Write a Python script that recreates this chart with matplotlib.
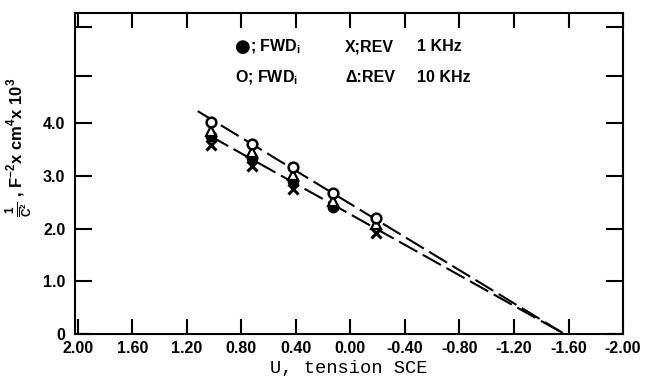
import matplotlib
matplotlib.use('Agg')
import matplotlib.pyplot as plt

plt.rcParams['font.family'] = ['Liberation Sans', 'DejaVu Sans']
plt.rcParams['axes.unicode_minus'] = False
plt.rcParams['mathtext.fontset'] = 'custom'
plt.rcParams['mathtext.rm'] = 'Liberation Sans'
plt.rcParams['mathtext.bf'] = 'Liberation Sans:bold'

# potentials (V vs SCE) of the five measurements
U = [1.02, 0.72, 0.42, 0.13, -0.19]

fwd_open = [4.02, 3.61, 3.17, 2.68, 2.20]     # O ; FWD
rev_10k = [3.85, 3.45, 3.02, 2.52, 2.08]      # triangle ; REV 10 kHz
fwd_fill = [3.75, 3.34, 2.91, 2.41]           # filled ; FWD
rev_1k = [3.59, 3.18, 2.75, 1.91]             # X ; REV 1 kHz
U_rev_1k = [1.02, 0.72, 0.42, -0.19]

# fitted straight lines
fit_hi_x = [1.12, -1.57]
fit_hi_y = [4.23, 0.0]
fit_lo_x = [1.03, -1.57]
fit_lo_y = [3.76, 0.0]

xticks = [2.0, 1.6, 1.2, 0.8, 0.4, 0.0, -0.4, -0.8, -1.2, -1.6, -2.0]
xticklabels = ['2.00', '1.60', '1.20', '0.80', '0.40', '0.00',
               '-0.40', '-0.80', '-1.20', '-1.60', '-2.00']
yticks = [0, 1, 2, 3, 4, 4.9, 5.82]
yticklabels = ['0', '1.0', '2.0', '3.0', '4.0', '', '']

fig = plt.figure(figsize=(6.49, 3.83), dpi=100)
ax = fig.add_axes([0.1156, 0.128, 0.8444, 0.839])

ax.plot(fit_hi_x, fit_hi_y, color='black', lw=1.5, dashes=(10, 3))
ax.plot(fit_lo_x, fit_lo_y, color='black', lw=1.5, dashes=(10, 3))

ax.plot(U_rev_1k, rev_1k, ls='none', marker='x', ms=7.5, mew=2.2, color='black', zorder=3)
ax.plot(U[:4], fwd_fill, ls='none', marker='o', ms=7.5, color='black', zorder=4)
ax.plot(U, rev_10k, ls='none', marker='^', ms=6.5, mew=1.6, mfc='white', mec='black', zorder=5)
ax.plot(U, fwd_open, ls='none', marker='o', ms=7, mew=1.8, mfc='white', mec='black', zorder=6)

ax.set_xlim(2.02, -2.0)
ax.set_ylim(0, 6.1)
ax.set_xticks(xticks)
ax.set_xticklabels(xticklabels, fontweight='bold', fontsize=11.5)
ax.set_yticks(yticks)
ax.set_yticklabels(yticklabels, fontweight='bold', fontsize=11.5)
ax.tick_params(axis='x', direction='in', length=11, width=1.5, top=True, pad=5)
ax.tick_params(axis='y', direction='in', length=12, width=1.5, right=True, pad=7)
for s in ax.spines.values():
    s.set_linewidth(1.5)

ax.set_xlabel('U, tension SCE', family='Liberation Mono', fontsize=13.5, labelpad=3)
ax.set_ylabel(r'$\frac{\mathbf{1}}{\overline{\mathbf{C}}^{\mathbf{2}}}$ , '
              r'F$^{\mathbf{-2}}$x cm$^{\mathbf{4}}$x 10$^{\mathbf{3}}$',
              fontweight='bold', fontsize=12)
ax.yaxis.set_label_coords(-0.075, 0.58)

kw = dict(fontweight='bold', fontsize=11.5, va='center', ha='left')
ax.text(0.85, 5.45, '●', fontsize=13, va='center', ha='left', family='DejaVu Sans')
ax.text(0.74, 5.45, r'; FWD$_{\mathbf{i}}$', **kw)
ax.text(0.85, 4.86, r'O; FWD$_{\mathbf{i}}$', **kw)
ax.text(0.04, 5.45, 'X;REV', **kw)
ax.text(0.04, 4.86, 'Δ:REV', **kw)
ax.text(-0.49, 5.45, '1 KHz', **kw)
ax.text(-0.49, 4.86, '10 KHz', **kw)

fig.savefig('out.png', dpi=100)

__Task objective__. Starting at the top of the listing above, please restate word for word each line up to and including the one that holds "mfc='white', mec='black', zorder=6)", omitting every image.

__Written solution__.
Write a Python script that recreates this chart with matplotlib.
import matplotlib
matplotlib.use('Agg')
import matplotlib.pyplot as plt

plt.rcParams['font.family'] = ['Liberation Sans', 'DejaVu Sans']
plt.rcParams['axes.unicode_minus'] = False
plt.rcParams['mathtext.fontset'] = 'custom'
plt.rcParams['mathtext.rm'] = 'Liberation Sans'
plt.rcParams['mathtext.bf'] = 'Liberation Sans:bold'

# potentials (V vs SCE) of the five measurements
U = [1.02, 0.72, 0.42, 0.13, -0.19]

fwd_open = [4.02, 3.61, 3.17, 2.68, 2.20]     # O ; FWD
rev_10k = [3.85, 3.45, 3.02, 2.52, 2.08]      # triangle ; REV 10 kHz
fwd_fill = [3.75, 3.34, 2.91, 2.41]           # filled ; FWD
rev_1k = [3.59, 3.18, 2.75, 1.91]             # X ; REV 1 kHz
U_rev_1k = [1.02, 0.72, 0.42, -0.19]

# fitted straight lines
fit_hi_x = [1.12, -1.57]
fit_hi_y = [4.23, 0.0]
fit_lo_x = [1.03, -1.57]
fit_lo_y = [3.76, 0.0]

xticks = [2.0, 1.6, 1.2, 0.8, 0.4, 0.0, -0.4, -0.8, -1.2, -1.6, -2.0]
xticklabels = ['2.00', '1.60', '1.20', '0.80', '0.40', '0.00',
               '-0.40', '-0.80', '-1.20', '-1.60', '-2.00']
yticks = [0, 1, 2, 3, 4, 4.9, 5.82]
yticklabels = ['0', '1.0', '2.0', '3.0', '4.0', '', '']

fig = plt.figure(figsize=(6.49, 3.83), dpi=100)
ax = fig.add_axes([0.1156, 0.128, 0.8444, 0.839])

ax.plot(fit_hi_x, fit_hi_y, color='black', lw=1.5, dashes=(10, 3))
ax.plot(fit_lo_x, fit_lo_y, color='black', lw=1.5, dashes=(10, 3))

ax.plot(U_rev_1k, rev_1k, ls='none', marker='x', ms=7.5, mew=2.2, color='black', zorder=3)
ax.plot(U[:4], fwd_fill, ls='none', marker='o', ms=7.5, color='black', zorder=4)
ax.plot(U, rev_10k, ls='none', marker='^', ms=6.5, mew=1.6, mfc='white', mec='black', zorder=5)
ax.plot(U, fwd_open, ls='none', marker='o', ms=7, mew=1.8, mfc='white', mec='black', zorder=6)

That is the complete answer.